When the character was brought back into the DC Universe following the “Brightest Day” story arc and became a regular in the new Justice League Dark, written by Milligan no less, the writing was on the wall that eventually the character would be brought fully into the DC Universe. Now that's exactly what has happened with the launch of his first eponymous series.
Written by Jeff Lemire & Ray Fawkes, who have also been writing Constantine in Justice League Dark, this series never purports itself to be a spin-off to that series as it opens with John Constantine transplanted into New York with no mention of any his supernatural colleagues. After an introspective bit of narration reiterating John's distaste for superheroes, he meets up with a young acquaintance named Chris and the two of them are off to Norway in search of something called "Croydon's Compass."
This Constantine isn't a normal con man with an intimate knowledge of the underworld, but a full-on paranormal investigator taking on super villains, as it's established that he's being hunted by a group called the Cult of the Cold Flame, an organization created by four DC magicians turned evil by the power of their magic. In this case, their discovery of the “Needle,” one piece of the compass, puts them up against the gender-bending Sargon the Sorceress, daughter of the original Sargon.
The writing in the first issue isn't bad, not veering too far away from how the character was written in Hellblazer, although it throws him into situations more common in superhero comics with a little bit of a set up culminating in a fight sequence. If this particularl plot sounds somewhat familiar, then you probably read Valiant Comics' Archer and Armstrong, which also involved a duo looking for pieces of an occult object and fighting others who were trying to get their hands on it.
It's hard to ignore the fact that this is a tamer Constantine sans the profanity and philandering that made him such a popular character, so he automatically seems a little too tame and lacking the personality that separates him from other detective characters, like Batman, for instance.
Artist Renato Guedes, formerly of Catwoman, does a decent job with the art, which may be a bit too abstract for some tastes, while Marcelo Maiolo's limited color palette and some of the choices made there doesn't help Guedes art look that attractive.

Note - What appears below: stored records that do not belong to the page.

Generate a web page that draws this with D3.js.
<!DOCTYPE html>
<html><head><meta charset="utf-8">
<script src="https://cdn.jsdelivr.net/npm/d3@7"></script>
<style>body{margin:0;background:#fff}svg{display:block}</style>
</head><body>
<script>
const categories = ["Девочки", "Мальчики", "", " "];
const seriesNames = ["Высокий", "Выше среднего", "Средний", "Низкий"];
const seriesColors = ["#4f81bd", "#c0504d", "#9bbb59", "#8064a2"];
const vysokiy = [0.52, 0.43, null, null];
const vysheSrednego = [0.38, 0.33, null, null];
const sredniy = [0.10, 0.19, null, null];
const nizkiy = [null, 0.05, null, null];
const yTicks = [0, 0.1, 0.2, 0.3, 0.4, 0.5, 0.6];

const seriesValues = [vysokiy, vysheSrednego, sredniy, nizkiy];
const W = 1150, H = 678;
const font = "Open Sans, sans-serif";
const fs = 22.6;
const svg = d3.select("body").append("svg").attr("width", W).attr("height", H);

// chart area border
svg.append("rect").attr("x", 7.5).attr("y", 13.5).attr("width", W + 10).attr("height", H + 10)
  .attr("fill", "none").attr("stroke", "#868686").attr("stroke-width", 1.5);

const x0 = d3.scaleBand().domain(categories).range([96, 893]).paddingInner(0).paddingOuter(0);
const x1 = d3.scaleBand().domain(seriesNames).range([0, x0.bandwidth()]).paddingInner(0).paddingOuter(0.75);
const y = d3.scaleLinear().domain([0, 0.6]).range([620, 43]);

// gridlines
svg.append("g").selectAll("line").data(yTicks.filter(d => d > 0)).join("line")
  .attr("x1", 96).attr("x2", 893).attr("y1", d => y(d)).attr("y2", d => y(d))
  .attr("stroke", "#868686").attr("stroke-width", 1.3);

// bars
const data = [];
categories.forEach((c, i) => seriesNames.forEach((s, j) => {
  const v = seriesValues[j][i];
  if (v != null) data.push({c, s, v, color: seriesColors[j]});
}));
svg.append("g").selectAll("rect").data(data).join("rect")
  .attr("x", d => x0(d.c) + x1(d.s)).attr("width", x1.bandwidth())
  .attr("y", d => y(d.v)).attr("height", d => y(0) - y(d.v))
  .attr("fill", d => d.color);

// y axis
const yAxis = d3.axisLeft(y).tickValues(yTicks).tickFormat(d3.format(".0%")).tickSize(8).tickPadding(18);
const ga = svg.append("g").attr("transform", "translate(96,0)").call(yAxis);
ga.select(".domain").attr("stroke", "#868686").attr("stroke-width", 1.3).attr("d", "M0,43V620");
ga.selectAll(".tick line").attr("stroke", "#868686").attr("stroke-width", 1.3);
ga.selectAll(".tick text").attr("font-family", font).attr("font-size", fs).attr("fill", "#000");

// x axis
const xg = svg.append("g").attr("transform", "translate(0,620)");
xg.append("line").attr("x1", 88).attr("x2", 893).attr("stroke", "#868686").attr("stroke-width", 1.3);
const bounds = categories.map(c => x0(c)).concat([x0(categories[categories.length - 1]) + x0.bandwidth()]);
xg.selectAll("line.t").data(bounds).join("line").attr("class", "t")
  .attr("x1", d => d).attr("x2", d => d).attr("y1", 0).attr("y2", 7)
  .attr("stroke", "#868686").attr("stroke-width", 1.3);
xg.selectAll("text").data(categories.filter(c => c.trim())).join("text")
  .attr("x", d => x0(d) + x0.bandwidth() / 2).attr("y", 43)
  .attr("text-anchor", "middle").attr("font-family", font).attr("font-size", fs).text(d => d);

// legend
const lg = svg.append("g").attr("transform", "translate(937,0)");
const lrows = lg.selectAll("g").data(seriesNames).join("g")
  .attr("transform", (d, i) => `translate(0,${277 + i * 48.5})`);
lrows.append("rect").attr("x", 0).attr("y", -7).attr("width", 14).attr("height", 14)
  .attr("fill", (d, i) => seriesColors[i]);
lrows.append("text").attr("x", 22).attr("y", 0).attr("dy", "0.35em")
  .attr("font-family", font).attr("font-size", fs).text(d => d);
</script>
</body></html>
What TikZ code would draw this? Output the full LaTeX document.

More than anything, Constantine feels like it wants to have its cake and eat it, too, trying hard to pull over readers from Vertigo's Hellblazer comic while also trying to bring in a new audience of DC Universe fans. It's never quite as fun or clever as what was done at Vertigo with the character and the first issue at least doesn't do enough to pull you in with something that makes you want to continue following the character. There is potential though, and maybe they'll just need a few more issues to get to that point.